NOM NOM NOM Crunchy duck meat tucked into a steamed bun.
Empire Chinese Kitchen reclaims the name and space occupied by one of Portland’s earliest Chinese restaurants, a century after the original opened its doors. So Empire invites us, as we sample its Cantonese cuisine, to engage in the quintessential Chinese art of balancing reverence for tradition with the embrace of the new.
China has three great religions; now that Buddhism has been ruinously co-opted to serve the self-cultivation of the yoga crowd, it is pleasant to be invited to engage with the richer practices of tradition-minded Confucianism, and lost-in-the-now Daoism. The tension between these philosophies has lasted two millennia, and the synthesis of convention and spontaneity is a large part of what is so appealing about Empire Chinese Kitchen.
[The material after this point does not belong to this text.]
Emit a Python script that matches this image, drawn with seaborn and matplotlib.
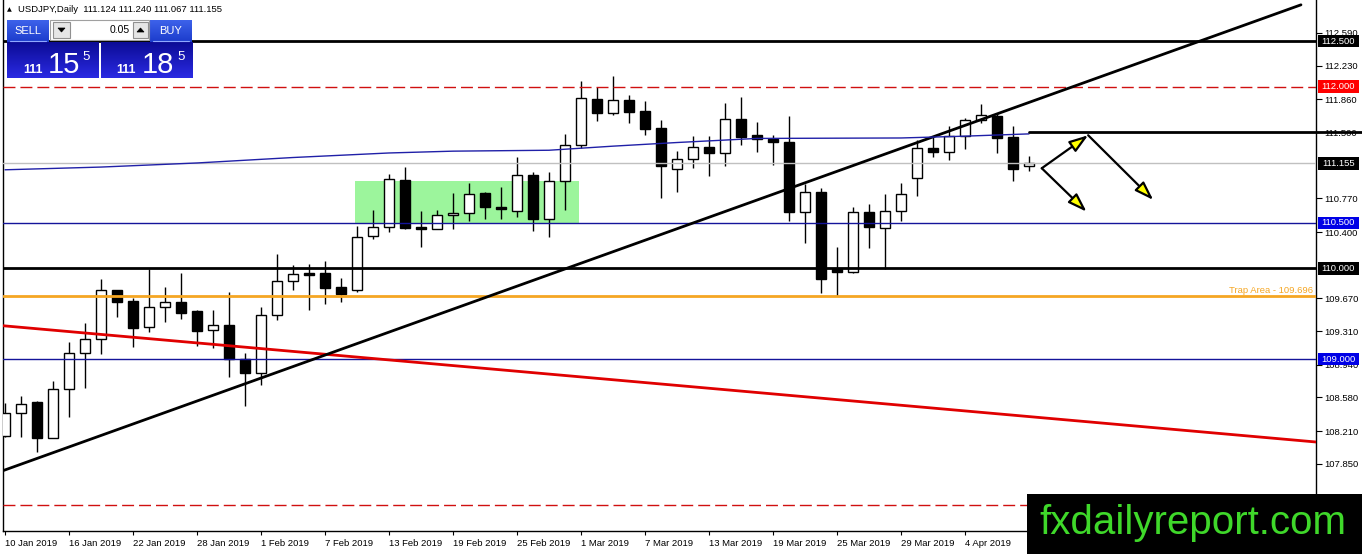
import numpy as np
import pandas as pd
import matplotlib
matplotlib.use("Agg")
import matplotlib.pyplot as plt
import matplotlib.transforms as mtransforms
from matplotlib.patches import Rectangle, Polygon
from matplotlib.colors import LinearSegmentedColormap
import seaborn as sns

# USDJPY daily candles, 10 Jan 2019 .. 10 Apr 2019 (one per weekday)
opens = [108.157, 108.410, 108.531, 108.135, 108.674, 109.070, 109.224, 109.763, 109.642, 109.356,
         109.576, 109.631, 109.532, 109.323, 109.378, 109.004, 108.850, 109.488, 109.862, 109.950,
         109.950, 109.796, 109.763, 110.357, 110.456, 110.973, 110.456, 110.434, 110.588, 110.610,
         110.830, 110.676, 110.632, 111.028, 110.544, 110.962, 111.358, 111.864, 111.710, 111.853,
         111.732, 111.545, 111.094, 111.204, 111.336, 111.270, 111.644, 111.468, 111.424, 111.391,
         110.621, 110.841, 109.994, 109.961, 110.621, 110.445, 110.632, 110.995, 111.325, 111.281,
         111.457, 111.633, 111.677, 111.446, 111.124]
highs = [108.520, 108.597, 108.542, 108.762, 109.191, 109.400, 109.884, 109.763, 109.675, 109.994,
         109.796, 109.950, 109.543, 109.543, 109.741, 109.070, 109.576, 110.159, 110.038, 110.049,
         110.082, 109.895, 110.467, 110.643, 111.039, 111.116, 110.632, 110.643, 110.830, 110.940,
         110.841, 110.896, 111.226, 111.061, 111.061, 111.479, 112.062, 111.996, 112.117, 111.908,
         111.842, 111.633, 111.292, 111.457, 111.457, 111.820, 111.886, 111.611, 111.468, 111.677,
         110.929, 110.885, 110.236, 110.676, 110.709, 110.819, 110.940, 111.413, 111.446, 111.567,
         111.655, 111.809, 111.710, 111.567, 111.240]
lows = [108.146, 108.146, 107.981, 108.135, 108.366, 108.685, 109.059, 109.466, 109.136, 109.301,
        109.411, 109.444, 109.147, 109.125, 108.806, 108.487, 108.718, 109.433, 109.763, 109.543,
        109.609, 109.631, 109.741, 110.324, 110.401, 110.434, 110.236, 110.434, 110.434, 110.522,
        110.544, 110.544, 110.566, 110.412, 110.346, 110.643, 111.325, 111.622, 111.688, 111.600,
        111.468, 110.775, 110.841, 111.105, 111.017, 111.127, 111.358, 111.281, 111.138, 110.522,
        110.280, 109.730, 109.697, 109.950, 110.225, 109.994, 110.522, 110.797, 111.226, 111.193,
        111.314, 111.600, 111.270, 110.962, 111.067]
closes = [108.410, 108.509, 108.135, 108.674, 109.070, 109.224, 109.763, 109.631, 109.345, 109.576,
          109.631, 109.510, 109.312, 109.378, 109.004, 108.850, 109.488, 109.862, 109.939, 109.928,
          109.785, 109.719, 110.346, 110.456, 110.984, 110.445, 110.434, 110.588, 110.610, 110.819,
          110.676, 110.654, 111.028, 110.544, 110.962, 111.358, 111.875, 111.710, 111.853, 111.721,
          111.534, 111.127, 111.204, 111.336, 111.270, 111.644, 111.446, 111.424, 111.391, 110.621,
          110.841, 109.884, 109.961, 110.621, 110.456, 110.632, 110.819, 111.325, 111.281, 111.457,
          111.633, 111.688, 111.435, 111.094, 111.155]

# moving average (blue curve), read at a few bars
ma_bars = [0, 6, 12, 18, 24, 28, 34, 38, 42, 47, 56, 60, 64]
ma_vals = [111.085, 111.115, 111.160, 111.220, 111.270, 111.290, 111.300, 111.345, 111.385,
           111.430, 111.435, 111.455, 111.480]

date_labels = ["10 Jan 2019", "16 Jan 2019", "22 Jan 2019", "28 Jan 2019", "1 Feb 2019",
               "7 Feb 2019", "13 Feb 2019", "19 Feb 2019", "25 Feb 2019", "1 Mar 2019",
               "7 Mar 2019", "13 Mar 2019", "19 Mar 2019", "25 Mar 2019", "29 Mar 2019",
               "4 Apr 2019"]
price_ticks = [112.590, 112.230, 111.860, 111.500, 110.770, 110.400,
               109.670, 109.310, 108.940, 108.580, 108.210, 107.850, 107.490]

# price tags on the right axis
tag_prices = [112.500, 112.000, 111.155, 110.500, 110.000, 109.000]
tag_colors = ["black", "#ff0000", "black", "#0000e6", "black", "#0000e6"]

# drawn objects
trap_level = 109.696
red_trend = ([-0.3, 81.95], [109.372, 108.090])
black_trend = ([-0.125, 81.0], [107.775, 112.900])
arrow_from = [(64.8, 111.102), (67.7, 111.465), (64.8, 111.102)]
arrow_to = [(67.7, 111.465), (71.77, 110.753), (67.6, 110.624)]
zone_bars = (21.9, 35.9)
zone_prices = (110.489, 110.962)

sns.set_style("white")
plt.rcParams['font.family'] = ['Liberation Sans', 'DejaVu Sans']

df = pd.DataFrame({'bar': np.arange(len(opens)), 'open': opens, 'high': highs,
                   'low': lows, 'close': closes})
up = df['close'] >= df['open']

fig = plt.figure(figsize=(13.62, 5.54), dpi=100)
ax = fig.add_axes([3 / 1362, 23 / 554, 1313 / 1362, 531 / 554])

# green zone
ax.add_patch(Rectangle((zone_bars[0], zone_prices[0]), zone_bars[1] - zone_bars[0],
                       zone_prices[1] - zone_prices[0], fc='#9cf59c', ec='none', zorder=1))

# candles
ax.vlines(df['bar'], df['low'], df['high'], color='black', lw=1, zorder=3)
body_lo = np.minimum(df['open'], df['close'])
body_h = np.maximum((df['close'] - df['open']).abs(), 0.012)
ax.bar(df['bar'], body_h, bottom=body_lo, width=0.6, color=np.where(up, 'white', 'black'),
       edgecolor='black', linewidth=1, zorder=4)

# levels
ax.axhline(112.5, color='black', lw=2, zorder=6)
ax.axhline(112.0, color='#d01010', lw=1, ls=(0, (8.6, 3.6)), zorder=6)
ax.axhline(111.155, color='#c0c0c0', lw=1, zorder=5)
ax.axhline(110.5, color='#14149a', lw=1, zorder=6)
ax.axhline(110.0, color='black', lw=2, zorder=6)
ax.axhline(trap_level, color='#f5a623', lw=2, zorder=6)
ax.axhline(109.0, color='#14149a', lw=1, zorder=6)
ax.axhline(107.4, color='#d01010', lw=1, ls=(0, (8.6, 3.6)), zorder=6)
ax.plot([64, 84.8], [111.5, 111.5], color='black', lw=2, zorder=7, clip_on=False)
ax.text(81.75, trap_level + 0.012, "Trap Area - 109.696", ha='right', va='bottom',
        color='#f5a623', fontsize=6.8, zorder=7)

# trend lines and moving average
ax.plot(red_trend[0], red_trend[1], color='#e00000', lw=2, zorder=6)
ax.plot(black_trend[0], black_trend[1], color='black', lw=2, zorder=6)
sns.lineplot(x=ma_bars, y=ma_vals, ax=ax, color='#2020a8', lw=1, zorder=6)

# arrows
for p0, p1 in zip(arrow_from, arrow_to):
    ax.annotate("", xy=p1, xytext=p0,
                arrowprops=dict(arrowstyle='-|>,head_length=0.95,head_width=0.32',
                                fc='#ffff00', ec='black', lw=1.6, mutation_scale=12,
                                shrinkA=0, shrinkB=0), zorder=8)

ax.set_xlim(-0.125, 81.94)
ax.set_ylim(107.111, 112.953)

# axes look
ax.yaxis.tick_right()
ax.set_yticks(price_ticks)
ax.set_yticklabels([f"{p:.3f}" for p in price_ticks])
ax.set_xticks(np.arange(0, 64, 4))
ax.set_xticklabels(date_labels)
for lab in ax.get_xticklabels():
    lab.set_ha('left')
ax.tick_params(axis='y', right=True, left=False, length=4, width=0.8, pad=2,
               labelsize=6.8, colors='black')
ax.tick_params(axis='x', bottom=True, length=3, width=0.8, pad=3, labelsize=6.8,
               colors='black')
ax.spines['top'].set_visible(False)
for s in ['left', 'bottom', 'right']:
    ax.spines[s].set_color('black')
    ax.spines[s].set_linewidth(1)

blend = mtransforms.blended_transform_factory(ax.transAxes, ax.transData)
for p, c in zip(tag_prices, tag_colors):
    ax.add_patch(Rectangle((1.0012, p - 0.068), 0.0315, 0.136, transform=blend, fc=c,
                           ec='none', clip_on=False, zorder=20))
    ax.text(1.0012 + 0.0157, p, f"{p:.3f}", transform=blend, ha='center', va='center',
            color='white', fontsize=6.8, clip_on=False, zorder=21)

# overlay: trading panel, header text and watermark
ov = fig.add_axes([0, 0, 1, 1], zorder=10)
ov.set_axis_off()
ov.patch.set_visible(False)


def grad_box(x0, y0, x1, y1, c_top, c_bot):
    cmap = LinearSegmentedColormap.from_list('g', [c_top, c_bot])
    ov.imshow(np.linspace(0, 1, 32).reshape(-1, 1), extent=(x0, x1, y1, y0), cmap=cmap,
              aspect='auto', interpolation='bilinear', zorder=1)


ov.text(7, 10, "▲", fontsize=4.5, va='center', ha='left', color='black',
        family=['DejaVu Sans'])
ov.text(18, 10, "USDJPY,Daily  111.124 111.240 111.067 111.155", fontsize=6.8,
        va='center', ha='left', color='black')

grad_box(7, 20, 49, 42, '#3d62ea', '#1c3ccc')
grad_box(150, 20, 192, 42, '#3d62ea', '#1c3ccc')
grad_box(7, 42, 99, 78, '#0c0c96', '#2a2ae2')
grad_box(101, 42, 193, 78, '#0c0c96', '#2a2ae2')
ov.plot([10, 46], [40.5, 40.5], color='#8fa8ff', lw=0.8, zorder=2)
ov.plot([153, 189], [40.5, 40.5], color='#8fa8ff', lw=0.8, zorder=2)
ov.add_patch(Rectangle((50, 20), 99, 20, fc='white', ec='#a0a0a0', lw=0.8, zorder=2))
ov.add_patch(Rectangle((53, 22), 17, 16, fc='#e6e6e6', ec='#909090', lw=0.8, zorder=3))
ov.add_patch(Rectangle((133, 22), 15, 16, fc='#e6e6e6', ec='#909090', lw=0.8, zorder=3))
ov.add_patch(Polygon([(58, 28), (65, 28), (61.5, 32)], closed=True, fc='black', ec='black',
                     lw=0.5, zorder=4))
ov.add_patch(Polygon([(137, 32), (144, 32), (140.5, 28)], closed=True, fc='black', ec='black',
                     lw=0.5, zorder=4))
ov.text(130, 30, "0.05", ha='right', va='center', fontsize=7.5, color='black', zorder=4)
ov.text(28, 30.5, "SELL", ha='center', va='center', fontsize=8, color='white', zorder=4)
ov.text(171, 30.5, "BUY", ha='center', va='center', fontsize=8, color='white', zorder=4)
for x_small, x_big, x_sup, big in [(23, 48, 82, "15"), (116, 142, 177, "18")]:
    ov.text(x_small, 73, "111", ha='left', va='baseline', fontsize=9, color='white',
            weight='bold', zorder=4)
    ov.text(x_big, 73, big, ha='left', va='baseline', fontsize=21, color='white', zorder=4)
    ov.text(x_sup, 60, "5", ha='left', va='baseline', fontsize=9.5, color='white', zorder=4)

ov.add_patch(Rectangle((1027, 494), 335, 60, fc='black', ec='none', zorder=5))
ov.text(1193, 523, "fxdailyreport.com", ha='center', va='center', fontsize=29,
        color='#3fd82a', zorder=6)

ov.set_xlim(0, 1362)
ov.set_ylim(554, 0)

fig.savefig("out.png", dpi=100)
Empire specializes in dim sum, but in a way that is more Confucian than Doaist. This is not the sort of boisterous hall bustling with steam carts that bring unexpected discoveries to your table. That kind of dim sum dining recalls the magic of a fourth-century day at the orchid pavilion, when poets drank from cups of wine that floated down a stream — and composed poems after drinking each cup that bobbed to their feet. Empire’s dim sum experience is less spontaneous and unpredictable, and more carefully traditional. It is crafted with palpable concern for technique. One does not lose oneself in the moment so much as admire the reverence for custom.
The dim sum are terrific, nonetheless, and it is Portland’s good fortune to have Empire float in our direction and land at our feet. Many dishes arrive stacked in handsome bamboo steamers. The rice-flour dumplings are gorgeously plump, pale, and translucent, with a perfect just-gummy texture. Inside hides springy-sweet shrimp, fatty pork, or spinach with ginger and a bit of sweet corn. The pork dumplings and the shu mai (made with pork and shrimp) are made with a thinner and denser wrapper, packed tight with meat.
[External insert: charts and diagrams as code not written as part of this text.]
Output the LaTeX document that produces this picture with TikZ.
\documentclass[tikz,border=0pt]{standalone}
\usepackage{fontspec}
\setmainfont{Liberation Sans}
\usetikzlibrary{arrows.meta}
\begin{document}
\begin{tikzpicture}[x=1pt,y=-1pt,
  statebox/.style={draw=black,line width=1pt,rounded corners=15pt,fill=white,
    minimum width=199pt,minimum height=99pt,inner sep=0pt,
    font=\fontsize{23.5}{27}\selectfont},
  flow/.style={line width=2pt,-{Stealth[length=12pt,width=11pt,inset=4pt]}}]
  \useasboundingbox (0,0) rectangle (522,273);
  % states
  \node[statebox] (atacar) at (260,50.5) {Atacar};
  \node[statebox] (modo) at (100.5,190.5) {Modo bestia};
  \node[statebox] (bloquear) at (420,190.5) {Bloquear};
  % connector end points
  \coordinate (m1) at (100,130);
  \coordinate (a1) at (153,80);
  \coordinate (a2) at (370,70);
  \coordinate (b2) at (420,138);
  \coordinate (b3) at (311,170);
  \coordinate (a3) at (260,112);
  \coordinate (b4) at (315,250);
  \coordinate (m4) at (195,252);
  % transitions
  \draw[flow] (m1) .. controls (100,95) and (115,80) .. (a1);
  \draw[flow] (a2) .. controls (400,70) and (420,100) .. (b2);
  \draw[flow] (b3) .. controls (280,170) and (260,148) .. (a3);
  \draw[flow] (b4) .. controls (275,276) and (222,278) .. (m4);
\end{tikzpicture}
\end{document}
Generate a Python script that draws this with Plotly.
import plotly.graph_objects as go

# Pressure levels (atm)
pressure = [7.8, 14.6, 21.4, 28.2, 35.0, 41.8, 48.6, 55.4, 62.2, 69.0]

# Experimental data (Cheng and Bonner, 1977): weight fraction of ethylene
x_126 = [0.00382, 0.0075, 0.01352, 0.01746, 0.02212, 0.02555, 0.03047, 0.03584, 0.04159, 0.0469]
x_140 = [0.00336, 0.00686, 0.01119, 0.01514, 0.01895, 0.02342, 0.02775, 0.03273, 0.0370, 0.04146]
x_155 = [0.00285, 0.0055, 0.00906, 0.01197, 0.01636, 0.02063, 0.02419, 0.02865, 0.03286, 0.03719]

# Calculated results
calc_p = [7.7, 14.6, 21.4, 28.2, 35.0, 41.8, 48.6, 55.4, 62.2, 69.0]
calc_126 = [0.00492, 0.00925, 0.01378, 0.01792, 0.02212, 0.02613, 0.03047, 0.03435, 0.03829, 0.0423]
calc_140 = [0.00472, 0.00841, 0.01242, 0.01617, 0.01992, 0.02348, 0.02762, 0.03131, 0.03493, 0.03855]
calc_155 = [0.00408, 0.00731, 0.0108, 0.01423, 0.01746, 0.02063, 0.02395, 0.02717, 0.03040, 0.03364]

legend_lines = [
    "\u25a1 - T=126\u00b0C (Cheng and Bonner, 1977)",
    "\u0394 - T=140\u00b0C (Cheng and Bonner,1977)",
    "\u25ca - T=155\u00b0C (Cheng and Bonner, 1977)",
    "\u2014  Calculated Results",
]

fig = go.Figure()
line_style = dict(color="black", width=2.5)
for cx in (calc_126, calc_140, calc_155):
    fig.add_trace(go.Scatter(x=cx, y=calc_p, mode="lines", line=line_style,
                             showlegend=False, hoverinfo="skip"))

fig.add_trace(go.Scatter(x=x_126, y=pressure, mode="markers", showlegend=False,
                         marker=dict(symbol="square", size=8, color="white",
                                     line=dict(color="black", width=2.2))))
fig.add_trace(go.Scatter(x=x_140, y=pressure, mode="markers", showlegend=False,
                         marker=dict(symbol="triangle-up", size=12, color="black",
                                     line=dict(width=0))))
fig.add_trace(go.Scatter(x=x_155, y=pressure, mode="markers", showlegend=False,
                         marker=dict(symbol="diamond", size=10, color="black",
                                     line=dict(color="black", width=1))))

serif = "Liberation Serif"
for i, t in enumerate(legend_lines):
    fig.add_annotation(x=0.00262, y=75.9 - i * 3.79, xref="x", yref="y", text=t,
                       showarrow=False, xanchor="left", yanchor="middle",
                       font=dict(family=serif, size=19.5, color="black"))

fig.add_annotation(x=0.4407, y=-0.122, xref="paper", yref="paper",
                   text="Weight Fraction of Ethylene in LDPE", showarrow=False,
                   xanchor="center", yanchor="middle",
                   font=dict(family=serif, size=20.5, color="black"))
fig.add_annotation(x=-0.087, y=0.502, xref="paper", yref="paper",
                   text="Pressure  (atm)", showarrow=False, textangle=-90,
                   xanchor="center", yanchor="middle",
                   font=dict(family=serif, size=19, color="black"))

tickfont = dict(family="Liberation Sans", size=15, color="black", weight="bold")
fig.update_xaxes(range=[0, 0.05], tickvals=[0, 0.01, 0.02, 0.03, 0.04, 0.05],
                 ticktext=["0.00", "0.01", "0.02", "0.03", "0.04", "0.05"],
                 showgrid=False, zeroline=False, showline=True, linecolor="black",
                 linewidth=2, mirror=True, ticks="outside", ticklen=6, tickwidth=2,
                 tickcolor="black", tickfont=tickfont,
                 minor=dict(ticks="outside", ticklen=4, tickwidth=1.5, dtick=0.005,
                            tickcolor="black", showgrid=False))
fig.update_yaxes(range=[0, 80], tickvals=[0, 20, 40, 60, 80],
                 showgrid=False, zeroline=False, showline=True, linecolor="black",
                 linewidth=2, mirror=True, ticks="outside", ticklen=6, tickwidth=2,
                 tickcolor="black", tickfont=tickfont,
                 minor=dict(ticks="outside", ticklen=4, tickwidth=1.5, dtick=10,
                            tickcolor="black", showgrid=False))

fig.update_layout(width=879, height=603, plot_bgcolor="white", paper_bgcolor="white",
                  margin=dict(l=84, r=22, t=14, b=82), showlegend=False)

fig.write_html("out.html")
Much of Empire’s dim sum offers the attractive spectacle of quivering, glistening fat (exactly the sort of thing that’s Photoshopped out of magazines and scorned by the yoga crowd). The chefs allow the simple pleasures of salt and fat to dominate, accompanied by muted notes of garlic and scallion, spice and sweet. Even the ginger-jalapeño dipping sauce is on the mellow side, resembling a thin, sweet version of traditional soy.
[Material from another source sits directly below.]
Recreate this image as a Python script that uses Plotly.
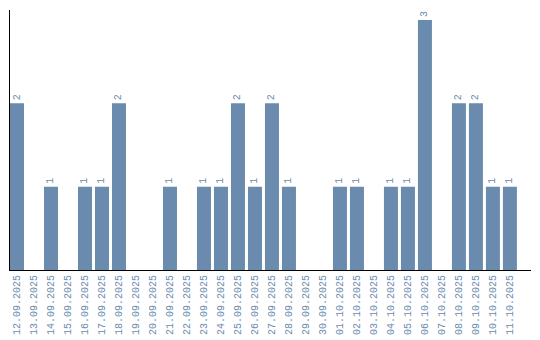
import plotly.graph_objects as go

dates = ["12.09.2025", "13.09.2025", "14.09.2025", "15.09.2025", "16.09.2025",
         "17.09.2025", "18.09.2025", "19.09.2025", "20.09.2025", "21.09.2025",
         "22.09.2025", "23.09.2025", "24.09.2025", "25.09.2025", "26.09.2025",
         "27.09.2025", "28.09.2025", "29.09.2025", "30.09.2025", "01.10.2025",
         "02.10.2025", "03.10.2025", "04.10.2025", "05.10.2025", "06.10.2025",
         "07.10.2025", "08.10.2025", "09.10.2025", "10.10.2025", "11.10.2025"]
counts = [2, 0, 1, 0, 1, 1, 2, 0, 0, 1, 0, 1, 1, 2, 1, 2, 1, 0, 0, 1,
          1, 0, 1, 1, 3, 0, 2, 2, 1, 1]

labels = [str(v) if v > 0 else "" for v in counts]

color = "#6a8bad"
font_family = "Liberation Mono"

fig = go.Figure(go.Bar(
    x=dates, y=counts, text=labels, textposition="outside",
    textangle=-90, cliponaxis=False,
    textfont=dict(family=font_family, size=10, color=color),
    marker=dict(color=color, line=dict(width=0)),
))

fig.update_layout(
    width=540, height=340,
    margin=dict(l=10, r=9, t=10, b=70),
    paper_bgcolor="white", plot_bgcolor="white",
    bargap=3 / 17, showlegend=False,
    xaxis=dict(type="category", tickangle=-90, showline=True, linecolor="black",
               linewidth=1, ticks="", showgrid=False, automargin=False,
               range=[-0.5 + 1.5 / 17, 30.24],
               tickfont=dict(family=font_family, size=10, color=color)),
    yaxis=dict(range=[0, 3.12], showline=True, linecolor="black", linewidth=1,
               showticklabels=False, ticks="", showgrid=False, zeroline=False,
               automargin=False),
)

fig.write_html("out.html")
These virtues carry over to other parts of the menu. The duck bun features crunchy, fatty meat folded into a pale white, springy-spongy, steamed bun. The bun’s perfectly neutral flavor left the tang of hoisin and slight bite of scallion unobscured. Another dish featured broad rice noodles with just the right soft texture. Kale and bean sprouts added some crunch and chew, and the sauce hinted at garlic and black bean. A sharper garlic flavor animated a dish of just-charred green beans, which kept a touch of crunch.
Dim sum is traditionally eaten with tea. Empire’s oolong has a nice earthy grassy flavor, with a slightly bitter note. It goes well with the egg tart dessert that has the courage to actually taste like egg. It is unusual and terrific. The same could be said of the Dragon’s Milk cocktail, with its creamy texture and flavors of green tea and basil.